Hz. Peygamber’in Dünyayı Teşrifleri

Hz. Peygamber’in Dünyayı Teşrifleri

“Peygamber, müminlere kendi canlarından daha kıymetlidir.” [1]

14 Eylül 2024 Hz. Peygamber’in (s.a.v.) miladi takvime göre dünyayı şereflendirdikleri günün yıldönümüdür. Onun dünyaya gelişi “Cahiliye”’nin son bulmasını sağlamıştı. Bugün de ona her zamankinden daha fazla ihtiyacımız var.

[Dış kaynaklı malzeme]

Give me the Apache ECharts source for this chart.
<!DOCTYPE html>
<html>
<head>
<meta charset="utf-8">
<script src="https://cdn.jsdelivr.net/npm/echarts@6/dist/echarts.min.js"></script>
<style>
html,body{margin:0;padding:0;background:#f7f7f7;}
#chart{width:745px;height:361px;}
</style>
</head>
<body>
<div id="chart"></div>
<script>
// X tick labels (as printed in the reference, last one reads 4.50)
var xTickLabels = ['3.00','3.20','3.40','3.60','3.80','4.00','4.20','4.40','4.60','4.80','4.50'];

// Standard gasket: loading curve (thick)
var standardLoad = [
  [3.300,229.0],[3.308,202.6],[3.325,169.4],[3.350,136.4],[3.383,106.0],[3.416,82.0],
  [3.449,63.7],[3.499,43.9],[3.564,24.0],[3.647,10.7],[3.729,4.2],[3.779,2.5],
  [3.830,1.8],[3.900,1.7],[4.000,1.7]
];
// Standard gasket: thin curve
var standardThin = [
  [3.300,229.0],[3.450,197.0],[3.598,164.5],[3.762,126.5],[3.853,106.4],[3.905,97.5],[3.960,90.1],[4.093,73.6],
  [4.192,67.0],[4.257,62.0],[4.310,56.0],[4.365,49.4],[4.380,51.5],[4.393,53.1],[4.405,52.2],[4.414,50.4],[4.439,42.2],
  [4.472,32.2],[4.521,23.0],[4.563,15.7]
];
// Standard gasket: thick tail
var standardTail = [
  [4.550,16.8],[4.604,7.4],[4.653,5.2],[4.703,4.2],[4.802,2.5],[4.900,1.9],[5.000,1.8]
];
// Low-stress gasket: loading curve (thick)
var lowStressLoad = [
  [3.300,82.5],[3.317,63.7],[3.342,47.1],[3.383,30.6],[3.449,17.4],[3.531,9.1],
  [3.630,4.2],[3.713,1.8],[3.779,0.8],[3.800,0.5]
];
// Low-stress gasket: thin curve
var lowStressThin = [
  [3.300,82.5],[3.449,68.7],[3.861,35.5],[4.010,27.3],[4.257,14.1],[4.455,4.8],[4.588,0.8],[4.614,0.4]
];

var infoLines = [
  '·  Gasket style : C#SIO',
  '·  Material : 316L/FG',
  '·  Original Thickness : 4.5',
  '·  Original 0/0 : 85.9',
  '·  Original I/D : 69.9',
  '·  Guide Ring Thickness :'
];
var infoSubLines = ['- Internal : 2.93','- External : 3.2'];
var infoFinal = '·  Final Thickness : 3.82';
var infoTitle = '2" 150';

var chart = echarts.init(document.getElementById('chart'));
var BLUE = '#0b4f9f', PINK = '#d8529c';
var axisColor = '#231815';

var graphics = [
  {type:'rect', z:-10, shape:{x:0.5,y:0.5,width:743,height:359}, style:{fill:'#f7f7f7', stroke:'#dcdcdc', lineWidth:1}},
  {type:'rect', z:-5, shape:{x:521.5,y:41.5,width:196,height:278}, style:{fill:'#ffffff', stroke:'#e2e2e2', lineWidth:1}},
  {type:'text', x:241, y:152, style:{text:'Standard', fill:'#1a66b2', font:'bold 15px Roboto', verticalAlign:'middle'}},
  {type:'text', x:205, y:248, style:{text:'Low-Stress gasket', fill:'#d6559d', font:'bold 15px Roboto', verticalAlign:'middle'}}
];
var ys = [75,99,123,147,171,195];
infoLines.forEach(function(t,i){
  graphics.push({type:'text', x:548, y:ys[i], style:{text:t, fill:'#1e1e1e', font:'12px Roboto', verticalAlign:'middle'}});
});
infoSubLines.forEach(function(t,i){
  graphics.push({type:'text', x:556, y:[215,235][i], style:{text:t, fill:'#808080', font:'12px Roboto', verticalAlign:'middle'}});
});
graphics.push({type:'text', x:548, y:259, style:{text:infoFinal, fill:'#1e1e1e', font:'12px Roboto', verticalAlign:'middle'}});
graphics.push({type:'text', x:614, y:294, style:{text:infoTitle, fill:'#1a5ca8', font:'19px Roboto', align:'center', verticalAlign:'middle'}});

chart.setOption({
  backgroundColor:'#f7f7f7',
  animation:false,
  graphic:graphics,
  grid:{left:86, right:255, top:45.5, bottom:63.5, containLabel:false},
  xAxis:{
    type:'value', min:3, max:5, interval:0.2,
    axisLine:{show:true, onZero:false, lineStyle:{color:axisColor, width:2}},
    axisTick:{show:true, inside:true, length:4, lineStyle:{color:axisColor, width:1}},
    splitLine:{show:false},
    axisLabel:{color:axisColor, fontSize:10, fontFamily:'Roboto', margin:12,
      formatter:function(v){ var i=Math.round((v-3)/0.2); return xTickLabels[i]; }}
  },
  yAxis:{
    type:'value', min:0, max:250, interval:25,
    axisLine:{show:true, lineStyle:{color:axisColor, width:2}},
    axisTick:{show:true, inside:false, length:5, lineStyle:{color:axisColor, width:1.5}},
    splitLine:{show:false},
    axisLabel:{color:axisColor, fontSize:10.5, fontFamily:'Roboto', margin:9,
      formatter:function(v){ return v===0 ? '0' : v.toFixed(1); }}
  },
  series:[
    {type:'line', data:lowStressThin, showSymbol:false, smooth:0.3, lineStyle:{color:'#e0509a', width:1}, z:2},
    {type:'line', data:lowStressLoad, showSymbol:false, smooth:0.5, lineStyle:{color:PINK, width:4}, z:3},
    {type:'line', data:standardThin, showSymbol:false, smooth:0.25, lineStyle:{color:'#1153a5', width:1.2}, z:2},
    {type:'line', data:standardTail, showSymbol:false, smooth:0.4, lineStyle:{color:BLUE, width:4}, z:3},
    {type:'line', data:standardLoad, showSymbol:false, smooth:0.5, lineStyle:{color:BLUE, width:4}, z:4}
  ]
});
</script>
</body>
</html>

Çünkü insan modern cahiliye çağında yaşıyor ve onun geldiği dönemdeki vahşilik beden gücü ile sınırlı iken bugün teknolojik imkânlarla etkisi büyümüş ve küresel bir yapıda seyretmektedir.

Vicdan, Nurettin Topçu’nun ifadesiyle Allah’ın kalbimizdeki sesidir. Bugün bu sese her zamankinden daha çok ihtiyacımız var. Çünkü şefkatin mekânına nefis oturunca kaskatı kesilen bir kalp ve onun ortaya çıkardığı vahşet yaşanıyor.

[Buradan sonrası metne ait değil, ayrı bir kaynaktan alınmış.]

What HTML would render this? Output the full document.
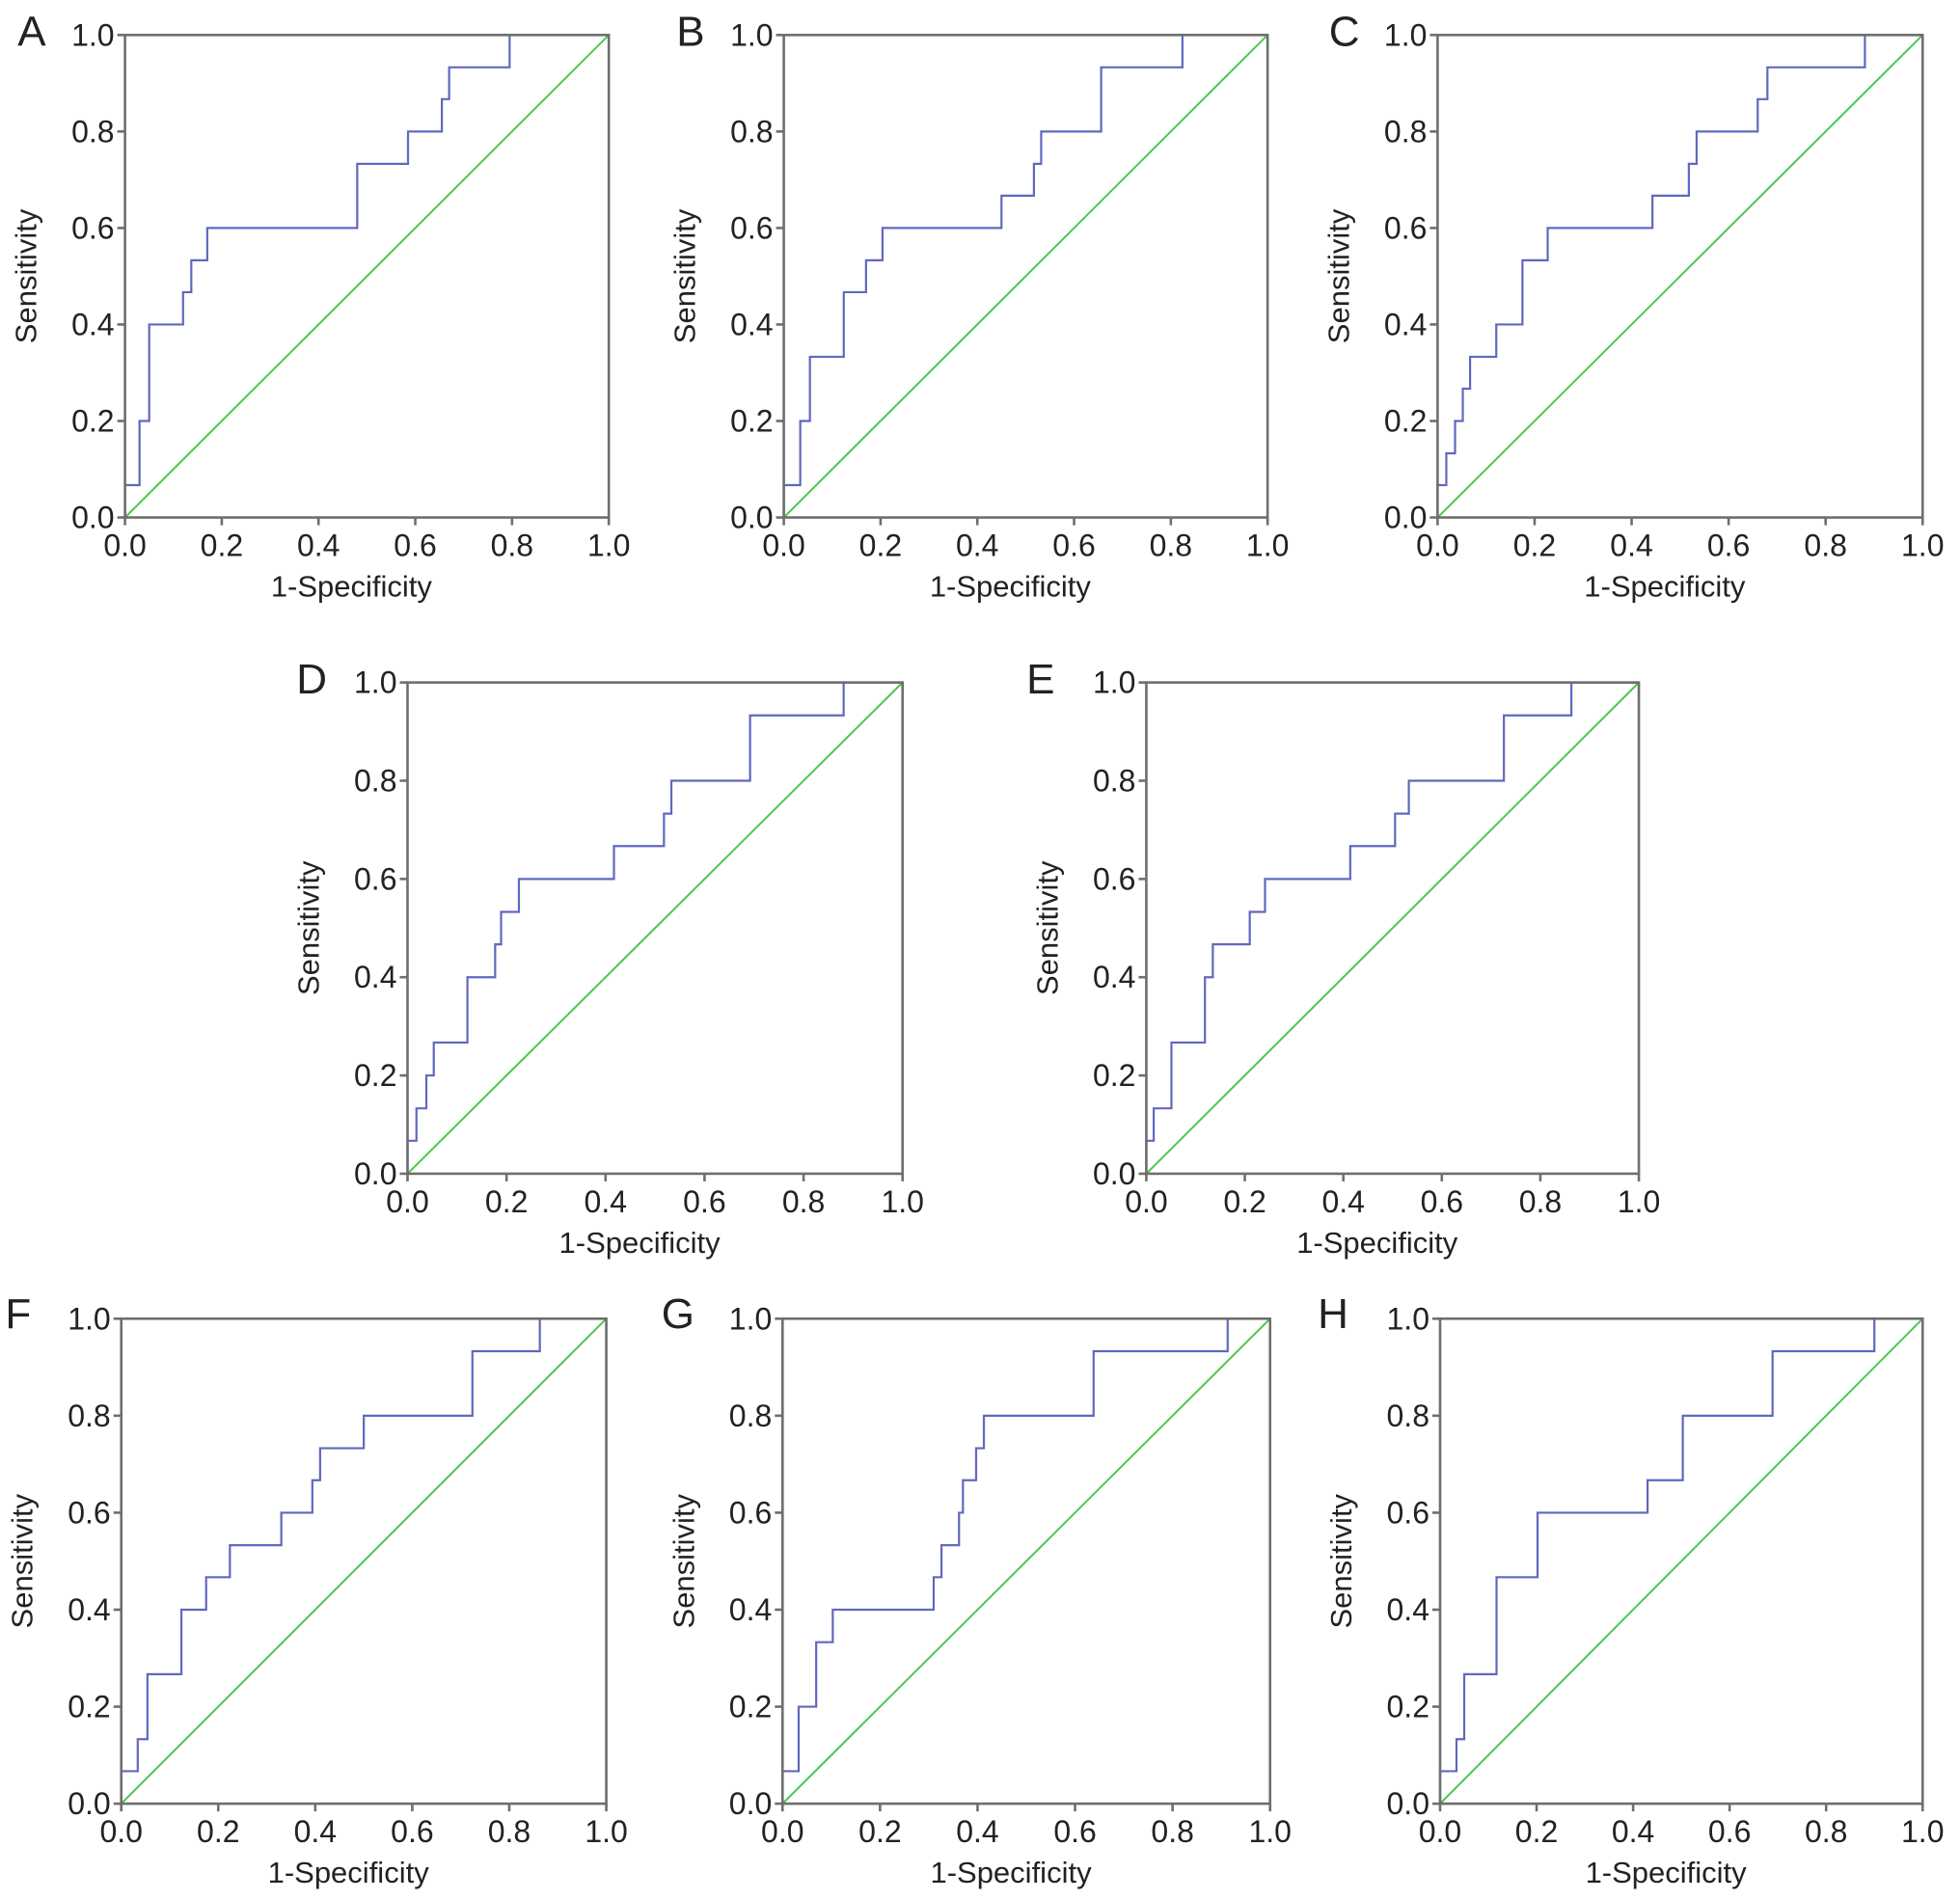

Bu vahşetten çıkmanın iki yolu vardır:

Birincisi Hz. Peygamber’in mesajında yankılanan nefse kulluk yerine Allah’a kulluk, arzı ifsad yerine imar, İblis’in fırsat alanlarını kapatıp halife vasfını yani insanlığın yaratılış gerçekliğine bağlı değerleri (fıtrat) temsil duyarlılığında “Hazreti İnsan” olabilmektir.

İkincisi de bütün insanlığı kucaklayan kardeşliğin kökleşmesini sağlamaktır. Hz. Peygamber’in mesajında kardeşliğin üç biçimi vardır:
1- Hz. Âdem’e ve Hz. Havva’nın çocukları olarak bütün insanlar kardeştir. Hz. Peygamber bütün insanlığı Allah’ın ailesi olarak tanımlar. Bundan üç hukuk doğar:

a- Asabiyetin yani ırkçılığın anlamsızlığı. Aynı anne-babanın çocuklarının renk, ırk, dil vb. farklılıkları bir imtiyaz değil tanışma için araçtır. Herkes farklılıkları ile mutlu olabilir ancak bunu bir ayrıcalık olarak göremez.

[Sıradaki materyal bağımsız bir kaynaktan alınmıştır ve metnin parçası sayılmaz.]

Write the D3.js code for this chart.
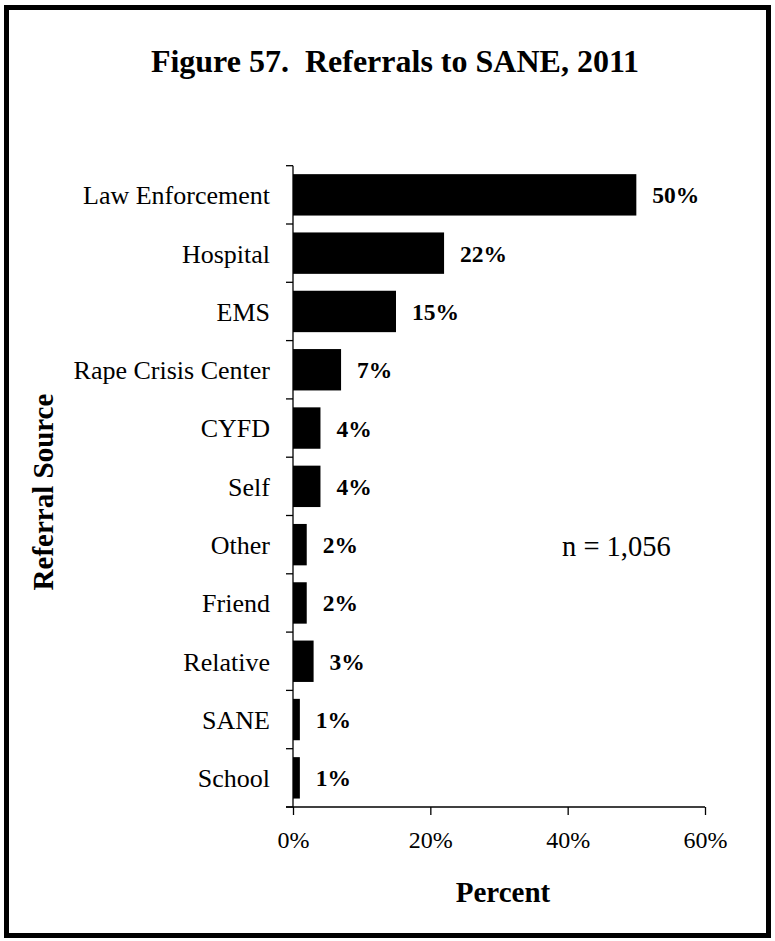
<!DOCTYPE html>
<html>
<head>
<meta charset="utf-8">
<script src="https://cdn.jsdelivr.net/npm/d3@7/dist/d3.min.js"></script>
<style>
  html, body { margin: 0; padding: 0; background: #fff; }
  svg { display: block; }
  text { font-family: "Liberation Serif", "Times New Roman", serif; fill: #000; }
</style>
</head>
<body>
<svg id="chart" width="775" height="941"></svg>
<script>
// Referral sources, top to bottom, with their share of referrals (%)
const categories = ["Law Enforcement", "Hospital", "EMS", "Rape Crisis Center", "CYFD",
                    "Self", "Other", "Friend", "Relative", "SANE", "School"];
const percents = [50, 22, 15, 7, 4, 4, 2, 2, 3, 1, 1];
const xTicks = [0, 20, 40, 60];
const titleText = "Figure 57.  Referrals to SANE, 2011";
const xTitle = "Percent";
const yTitle = "Referral Source";
const noteText = "n = 1,056";

const svg = d3.select("#chart");
const W = 775, H = 941;

// Framed panel
svg.append("rect")
  .attr("x", 6.5).attr("y", 7.5)
  .attr("width", W - 13).attr("height", H - 13)
  .attr("fill", "#fff").attr("stroke", "#000").attr("stroke-width", 5);

const plot = { left: 293, right: 705, top: 165.7, bottom: 807 };

const x = d3.scaleLinear().domain([0, 60]).range([plot.left, plot.right]);
const y = d3.scaleBand().domain(categories)
  .range([plot.top, plot.bottom])
  .paddingInner(0.29).paddingOuter(0.145);

// Title
svg.append("text")
  .attr("x", 395).attr("y", 72)
  .attr("text-anchor", "middle")
  .attr("font-size", 32).attr("font-weight", "bold")
  .style("white-space", "pre")
  .text(titleText);

// Bars
svg.append("g").selectAll("rect")
  .data(categories)
  .join("rect")
  .attr("x", x(0))
  .attr("y", d => y(d))
  .attr("width", (d, i) => x(percents[i]) - x(0))
  .attr("height", y.bandwidth())
  .attr("fill", "#000");

// Value labels
svg.append("g").selectAll("text")
  .data(categories)
  .join("text")
  .attr("x", (d, i) => x(percents[i]) + 16)
  .attr("y", d => y(d) + y.bandwidth() / 2)
  .attr("dy", "0.36em")
  .attr("font-size", 23.5).attr("font-weight", "bold")
  .text((d, i) => percents[i] + "%");

// Y axis: line, boundary ticks between categories, labels
const step = y.step();
const yAxis = svg.append("g");
yAxis.append("line")
  .attr("x1", plot.left).attr("x2", plot.left)
  .attr("y1", plot.top).attr("y2", plot.bottom)
  .attr("stroke", "#000").attr("stroke-width", 1.3);
const boundaries = d3.range(categories.length + 1).map(i => plot.top + i * step);
yAxis.selectAll("line.tick")
  .data(boundaries)
  .join("line")
  .attr("class", "tick")
  .attr("x1", plot.left - 7).attr("x2", plot.left)
  .attr("y1", d => d).attr("y2", d => d)
  .attr("stroke", "#000").attr("stroke-width", 1.3);
yAxis.selectAll("text")
  .data(categories)
  .join("text")
  .attr("x", plot.left - 23)
  .attr("y", d => y(d) + y.bandwidth() / 2)
  .attr("dy", "0.36em")
  .attr("text-anchor", "end")
  .attr("font-size", 26)
  .text(d => d);

// X axis
const xAxis = d3.axisBottom(x)
  .tickValues(xTicks)
  .tickFormat(d => d + "%")
  .tickSize(8)
  .tickSizeOuter(0);
const gx = svg.append("g")
  .attr("transform", `translate(0,${plot.bottom})`)
  .call(xAxis);
gx.select(".domain").remove();
gx.append("line")
  .attr("x1", plot.left - 7).attr("x2", plot.right)
  .attr("y1", 0).attr("y2", 0)
  .attr("stroke", "#000").attr("stroke-width", 1.3);
gx.selectAll(".tick line").attr("stroke", "#000").attr("stroke-width", 1.3);
gx.selectAll(".tick text")
  .attr("font-family", "Liberation Serif, Times New Roman, serif")
  .attr("font-size", 24)
  .attr("fill", "#000")
  .attr("y", 41).attr("dy", 0);

// Axis titles
svg.append("text")
  .attr("x", 503).attr("y", 902)
  .attr("text-anchor", "middle")
  .attr("font-size", 29).attr("font-weight", "bold")
  .text(xTitle);

svg.append("text")
  .attr("transform", "translate(53,492) rotate(-90)")
  .attr("text-anchor", "middle")
  .attr("font-size", 29).attr("font-weight", "bold")
  .text(yTitle);

// Sample size note
svg.append("text")
  .attr("x", 562).attr("y", 556)
  .attr("font-size", 28.5)
  .text(noteText);
</script>
</body>
</html>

b- Beklenmeyen hâller ve doğal afetler sonucu bütün insanların mağdur duruma düşmüş olanla dayanışma içinde olması kardeşlik borcudur.

c- Herkes, Hz. Âdem ve Hz. Havva’nın çocuğu olarak hürdür, birinci sınıftır, köle muamelesi yapılamaz, ayırımcılığa tabi tutulamaz.

2- İnsan, Müslüman ise din kardeşliğinden doğan ek bir hukuk söz konusudur. Bu da Müslümanların bir vücudun organları gibi olmasıdır. Bir organ rahatsızlandığında bütün bünyenin onun acısına katlanması gibi dünyanın herhangi bir yerinde bir Müslüman’ın başına bir olay geldiğinde bütün Müslümanlar onun yanında yer almak zorunadır.

3- Soy bağından doğan kardeşlik: Her bir kardeş birbirinin nafaka alacaklısı ve nafaka yükümlüsü olacak kadar birbiririne yakındır, evinden izin almadan yeme-içme hakkına sahiptir ve anne-babaya beraberce mirasçıdırlar.

Sonuç olarak birçok dünya coğrafyasında katliamların, sömürünün, adaletsizliğin hüküm sürdüğü bir dünyada ayrıca birçok defa dünyayı yok edecek gelişmiş silahların üretilmiş olması Hz. Peygamberin bu mesajının değerini daha iyi anlatmıyor mu?